Accessibility links

Southern Sudan Government Urges Restraint in Response to Bashir Arrest Warrant

The government of Southern Sudan is reacting to the ICC arrest warrant for the Sudanese president. Ezekiel Lol Gatkuoth, head of mission to the United States for the Southern Sudan government and member of the SPLM Party leadership, says, "We have actually been calling for the National Congress Party to cooperate with ICC. And of course, as it is issued now, we have told them they need to receive this with restraint and calm and not to spread violence because it will have a lot of implications on our country. We are actually asking the National Congress Party and the Sudanese to deal with this legally."

Asked if dealing with it legally means President Bashir resigning, Gatkuoth says, "That is actually going to be up to the National Congress Party, how they're going to deal with this. But it is actually a legal matter. It is not actually a political issue…. And they need to cooperate with the ICC in whatever way they can do this."

Some fear the arrest warrant will threaten the Comprehensive Peace Agreement (CPA). However, he says, "I don't think so because there is no correlation between the ICC and the CPA. The ICC issued (the warrant) because of the atrocities committed in Darfur…. But of course we are worried because if there is any instability in the whole country, it means also everything will be affected, not only the CPA, but the whole region as a whole will be affected."

Gatkuoth says the SPLM is ready to assist in whatever way possible. "His Excellency, President Salva Kiir…is willing to help…in his capacity as vice-president of the Republic of Sudan."

Other reaction to the ICC arrest warrant came from a joint news conference hosted by the ENOUGH Project. John Norris, executive director of the group, says, "I think this is a very good day for international justice. I think it's a very good day for improved prospects for peace in Sudan."
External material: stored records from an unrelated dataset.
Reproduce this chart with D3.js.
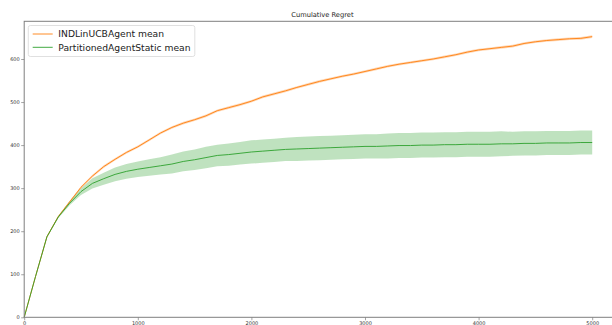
<!DOCTYPE html>
<html>
<head>
<meta charset="utf-8">
<script src="https://cdn.jsdelivr.net/npm/d3@7"></script>
<style>
  html, body { margin: 0; padding: 0; background: #fff; }
  svg { display: block; font-family: "DejaVu Sans", sans-serif; }
</style>
</head>
<body>
<svg id="chart" width="612" height="325"></svg>
<script>
// Time steps sampled every 100 rounds
const steps = d3.range(0, 5001, 100);

// INDLinUCBAgent: mean cumulative regret and spread
const indMean = [
  0, 95, 187, 234, 268, 302, 328, 350, 367, 383,
  396, 412, 428, 441, 451, 459, 468, 480, 487, 494,
  502, 512, 519, 526, 534, 541, 548, 554, 560, 565,
  571, 577, 583, 588, 592, 596, 600, 605, 610, 616,
  621, 624, 627, 630, 636, 640, 643, 645, 647, 648,
  652
];
const indStd = [
  0, 0.5, 1, 1.5, 2, 2.5, 3, 3, 3, 3,
  3, 3, 3, 3, 3, 3, 3, 3, 3, 3,
  3, 3, 3, 3, 3, 3, 3, 3, 3, 3,
  3, 3, 3, 3, 3, 3, 3, 3, 3, 3,
  3, 3, 3, 3, 3, 3, 3, 3, 3, 3,
  3
];

// PartitionedAgentStatic: mean cumulative regret and spread
const partMean = [
  0, 95, 187, 233, 265, 292, 311, 322, 332, 339,
  344, 348, 352, 356, 362, 366, 371, 376, 378, 381,
  384, 386, 388, 390, 391, 392, 393, 394, 395, 396,
  397, 397, 398, 399, 399, 400, 400, 401, 401, 402,
  402, 402, 403, 403, 404, 404, 405, 405, 405, 406,
  406
];
const partStd = [
  0, 1, 2, 3, 5, 8, 12, 14, 16, 17,
  18, 19, 20, 22, 23, 24, 25, 25, 26, 26,
  27, 27, 27, 27, 28, 28, 28, 28, 28, 28,
  28, 28, 29, 29, 29, 29, 29, 29, 29, 29,
  29, 29, 29, 28, 28, 28, 28, 28, 28, 28,
  28
];

const xTicks = [0, 1000, 2000, 3000, 4000, 5000];
const yTicks = [0, 100, 200, 300, 400, 500, 600];
const seriesNames = ["INDLinUCBAgent mean", "PartitionedAgentStatic mean"];
const seriesColors = ["#ff7f0e", "#2ca02c"];

const svg = d3.select("#chart");

const x = d3.scaleLinear().domain([0, 5250]).range([24.2, 620.6]);
const y = d3.scaleLinear().domain([0, 687.6]).range([317.3, 21.3]);

const series = [
  { mean: indMean, std: indStd, color: seriesColors[0], bandOpacity: 0.3 },
  { mean: partMean, std: partStd, color: seriesColors[1], bandOpacity: 0.3 }
];

const area = d3.area()
  .x(d => x(d.t))
  .y0(d => y(d.lo))
  .y1(d => y(d.hi));

const line = d3.line()
  .x(d => x(d.t))
  .y(d => y(d.m));

// Shaded bands first, then mean lines on top
series.forEach(s => {
  const pts = steps.map((t, i) => ({ t, m: s.mean[i], lo: s.mean[i] - s.std[i], hi: s.mean[i] + s.std[i] }));
  s.pts = pts;
  svg.append("path")
    .datum(pts)
    .attr("d", area)
    .attr("fill", s.color)
    .attr("fill-opacity", s.bandOpacity)
    .attr("stroke", "none");
});
series.forEach(s => {
  svg.append("path")
    .datum(s.pts)
    .attr("d", line)
    .attr("fill", "none")
    .attr("stroke", s.color)
    .attr("stroke-width", 0.9);
});

// Axes
const xAxis = d3.axisBottom(x).tickValues(xTicks).tickFormat(d3.format("d")).tickSize(3).tickPadding(1.5);
const yAxis = d3.axisLeft(y).tickValues(yTicks).tickFormat(d3.format("d")).tickSize(3).tickPadding(1.5);

const gx = svg.append("g").attr("transform", `translate(0,${y(0)})`).call(xAxis);
const gy = svg.append("g").attr("transform", `translate(${x(0)},0)`).call(yAxis);
[gx, gy].forEach(g => {
  g.select(".domain").remove();
  g.selectAll(".tick line").attr("stroke", "#666").attr("stroke-width", 0.6);
  g.selectAll(".tick text").attr("fill", "#333").attr("font-size", "5px")
    .attr("font-family", "DejaVu Sans, sans-serif");
});

// Frame of the plotting area
svg.append("rect")
  .attr("x", x(0)).attr("y", y(687.6))
  .attr("width", x(5250) - x(0)).attr("height", y(0) - y(687.6))
  .attr("fill", "none").attr("stroke", "#7f7f7f").attr("stroke-width", 1);

// Title
svg.append("text")
  .attr("x", (x(0) + x(5250)) / 2).attr("y", 16.5)
  .attr("text-anchor", "middle")
  .attr("font-size", "6.7px").attr("fill", "#222")
  .text("Cumulative Regret");

// Legend
const lg = svg.append("g");
lg.append("rect")
  .attr("x", 28.3).attr("y", 25.5).attr("width", 166.5).attr("height", 31)
  .attr("rx", 2).attr("fill", "#fff").attr("fill-opacity", 0.8)
  .attr("stroke", "#d8d8d8").attr("stroke-width", 0.8);
seriesNames.forEach((name, i) => {
  const cy = 34 + i * 13.3;
  lg.append("line")
    .attr("x1", 32.7).attr("x2", 52.7).attr("y1", cy).attr("y2", cy)
    .attr("stroke", seriesColors[i]).attr("stroke-width", 0.9);
  lg.append("text")
    .attr("x", 58.3).attr("y", cy).attr("dy", "0.35em")
    .attr("font-size", "9.2px").attr("fill", "#222")
    .text(name);
});
</script>
</body>
</html>
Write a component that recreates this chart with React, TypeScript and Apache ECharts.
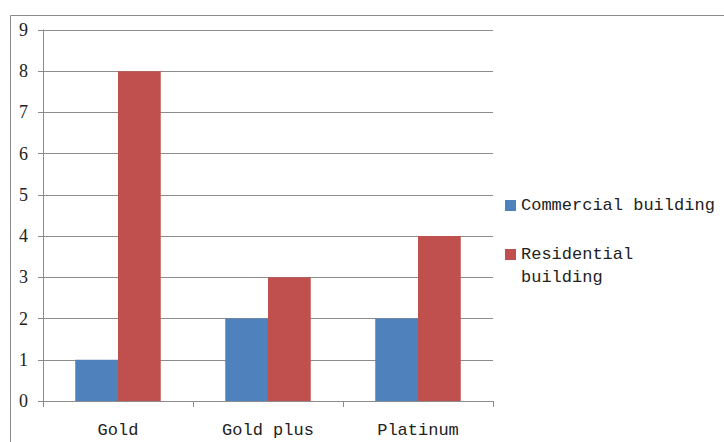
import React, { useEffect, useRef } from "react";
import * as echarts from "echarts";

const categories = ["Gold", "Gold plus", "Platinum"];
const commercial = [1, 2, 2];
const residential = [8, 3, 4];
const seriesNames = ["Commercial building", "Residential building"];

export default function App() {
  const ref = useRef<HTMLDivElement>(null);
  useEffect(() => {
    if (!ref.current) return;
    const chart = echarts.init(ref.current, null, { renderer: "svg" });
    const gray = "#8c8c8c";
    const font = "Courier New, Liberation Mono, monospace";
    chart.setOption({
      animation: false,
      backgroundColor: "#ffffff",
      textStyle: { fontFamily: font },
      graphic: [
        {
          type: "rect",
          shape: { x: 10.5, y: 15.5, width: 800, height: 600 },
          style: { fill: "none", stroke: "#8a8a8a", lineWidth: 1 },
          silent: true,
        },
      ],
      grid: { left: 43, top: 30, right: 231, bottom: 41 },
      legend: [
        {
          data: [seriesNames[0]],
          left: 505,
          top: 197,
          padding: 0,
          itemWidth: 11,
          itemHeight: 11,
          icon: "rect",
          textStyle: { fontFamily: font, fontSize: 17, color: "#222" },
        },
        {
          data: [seriesNames[1]],
          left: 505,
          top: 220,
          padding: 0,
          itemWidth: 11,
          itemHeight: 11,
          icon: "rect",
          formatter: (n: string) => "\n" + n.replace(" ", "\n"),
          textStyle: {
            fontFamily: font,
            fontSize: 17,
            color: "#222",
            lineHeight: 23,
          },
        },
      ],
      xAxis: {
        type: "category",
        data: categories,
        axisLine: { lineStyle: { color: gray } },
        axisTick: { show: true, length: 6, lineStyle: { color: gray } },
        axisLabel: { fontFamily: font, fontSize: 17, color: "#222", margin: 21 },
      },
      yAxis: {
        type: "value",
        min: 0,
        max: 9,
        interval: 1,
        axisLine: { show: true, lineStyle: { color: gray } },
        axisTick: { show: true, length: 5, lineStyle: { color: gray } },
        splitLine: { lineStyle: { color: gray } },
        axisLabel: {
          fontFamily: "serif",
          fontSize: 18,
          color: "#222",
          margin: 15,
        },
      },
      series: [
        {
          name: seriesNames[0],
          type: "bar",
          data: commercial,
          itemStyle: { color: "#4F81BD" },
          barGap: "0%",
          barCategoryGap: "43%",
        },
        {
          name: seriesNames[1],
          type: "bar",
          data: residential,
          itemStyle: { color: "#C0504D" },
          barGap: "0%",
          barCategoryGap: "43%",
        },
      ],
    });
    return () => chart.dispose();
  }, []);
  return (
    <div
      ref={ref}
      style={{ position: "absolute", left: 0, top: 0, width: 724, height: 442 }}
    />
  );
}
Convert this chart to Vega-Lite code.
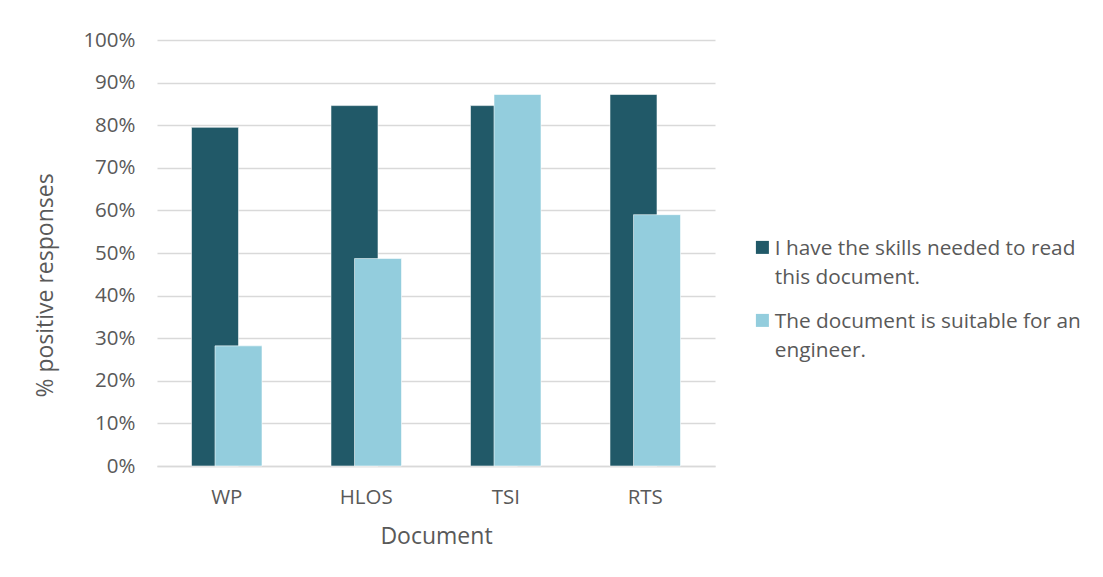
{
  "$schema": "https://vega.github.io/schema/vega-lite/v6.json",
  "autosize": {"type": "none"},
  "width": 558,
  "height": 426,
  "padding": {"left": 157, "top": 40, "right": 388, "bottom": 111},
  "background": "white",
  "data": {
    "values": [
      {"Document": "WP", "series": "I have the skills needed to read this document.", "pct": 0.795},
      {"Document": "HLOS", "series": "I have the skills needed to read this document.", "pct": 0.846},
      {"Document": "TSI", "series": "I have the skills needed to read this document.", "pct": 0.846},
      {"Document": "RTS", "series": "I have the skills needed to read this document.", "pct": 0.872},
      {"Document": "WP", "series": "The document is suitable for an engineer.", "pct": 0.282},
      {"Document": "HLOS", "series": "The document is suitable for an engineer.", "pct": 0.487},
      {"Document": "TSI", "series": "The document is suitable for an engineer.", "pct": 0.872},
      {"Document": "RTS", "series": "The document is suitable for an engineer.", "pct": 0.590}
    ]
  },
  "mark": {"type": "bar", "width": 47, "stroke": "white", "strokeWidth": 0.8, "strokeOpacity": 0.7},
  "encoding": {
    "x": {
      "field": "Document",
      "type": "nominal",
      "sort": ["WP", "HLOS", "TSI", "RTS"],
      "scale": {"paddingInner": 0.663, "paddingOuter": 0.3315},
      "axis": {
        "title": "Document",
        "labelAngle": 0,
        "ticks": false,
        "labelPadding": 21,
        "labelBaseline": "top",
        "domainColor": "#d9d9d9",
        "domainWidth": 1.5,
        "titleY": 70,
        "titleBaseline": "middle",
        "titlePadding": 10
      }
    },
    "xOffset": {
      "field": "series",
      "type": "nominal",
      "sort": ["I have the skills needed to read this document.", "The document is suitable for an engineer."],
      "scale": {"paddingInner": 0, "paddingOuter": 0}
    },
    "y": {
      "field": "pct",
      "type": "quantitative",
      "scale": {"domain": [0, 1], "nice": false},
      "axis": {
        "title": "% positive responses",
        "format": ".0%",
        "values": [0, 0.1, 0.2, 0.3, 0.4, 0.5, 0.6, 0.7, 0.8, 0.9, 1],
        "ticks": false,
        "domain": false,
        "labelPadding": 22,
        "gridColor": "#d9d9d9",
        "gridWidth": 1.3,
        "titleX": -112,
        "titleY": 245,
        "titleAlign": "center",
        "titleBaseline": "middle",
        "titleAngle": -90
      }
    },
    "color": {
      "field": "series",
      "type": "nominal",
      "sort": ["I have the skills needed to read this document.", "The document is suitable for an engineer."],
      "scale": {"range": ["#215968", "#93cddd"]},
      "legend": {
        "title": null,
        "orient": "none",
        "legendX": 595,
        "legendY": 189,
        "symbolType": "M-1,0.23H1V2.23H-1Z",
        "symbolSize": 169,
        "symbolStrokeWidth": 0,
        "labelOffset": 2,
        "labelFontSize": 20.8,
        "labelBaseline": "top",
        "labelLimit": 400,
        "rowPadding": 13,
        "labelExpr": "datum.label == 'I have the skills needed to read this document.' ? ['I have the skills needed to read', 'this document.'] : ['The document is suitable for an', 'engineer.']"
      }
    }
  },
  "config": {
    "font": "Open Sans",
    "view": {"stroke": null},
    "style": {"guide-label": {"lineHeight": 29}},
    "axis": {
      "labelFont": "Open Sans",
      "titleFont": "Open Sans",
      "labelFontSize": 20.5,
      "titleFontSize": 23,
      "labelColor": "#595959",
      "titleColor": "#595959",
      "titleFontWeight": "normal"
    },
    "legend": {
      "labelFont": "Open Sans",
      "labelColor": "#595959"
    }
  }
}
He responds to those who suggest the warrant will mean an increase in violence. "I think that simply isn't borne out by the international experience to date," he says. And while it's unclear how President Bashir would be brought before the court, a trial, he says, is possible. "There's no obvious vehicle to deliver Bashir to the court immediately, but as we have seen with Charles Taylor…as we have seen with the more than 50 people who were convicted by the tribunal for the former Yugoslavia, justice does find a way."

ENOUGH co-founder John Prendergast says, "From interviewing countless numbers of displaced and war-affected Darfurians they don't see a tension between justice and peace. They feel it would be impossible to have peace without justice. These refugees and displaced people that have been…the visible impact of the crimes against humanity that have unfolded in Darfur put the problems I think in the clearest of terms…. How can you have peace when the president of Sudan has tried to exterminate us?"

Prendergast says the warrant will cause China and the Arab world to reevaluate their relationship with Sudan. China has major oil interests in Sudan.

Also commenting on the ICC action is David Crane, former chief prosecution for the UN-backed Special Court for Sierra Leone, who describes the warrant as "facing down the beast of impunity." Crane signed the indictment against former Liberian leader Charles Taylor, who's currently on trial for war crimes and crimes against humanity in connection with the Sierra Leone civil war. Crane adds, "This indictment…will bring peace. I think that the president of Sudan's political support will begin to soften and dry up as people pull away because no one wants to be seen or deal with an indicted war criminal."

Crane says although Mr. Bashir was not charged with genocide, the full story of Darfur will be told. "I don't think it's a moment to be disheartened by the fact that the charge of genocide was not returned. This issue being: has the gravamen [seriousness] of the offenses against the people of Darfur still been framed in the indictment? And the answer is it has. Be mindful of semantic issues related to what we call what has been going on. There's still some debate as to whether it was or was not genocide. But at the end of the day, the end result is we have a prosecution for the horror story that was Darfur."

Crane adds, "The world will know what the president of Sudan has done as well as his cohorts."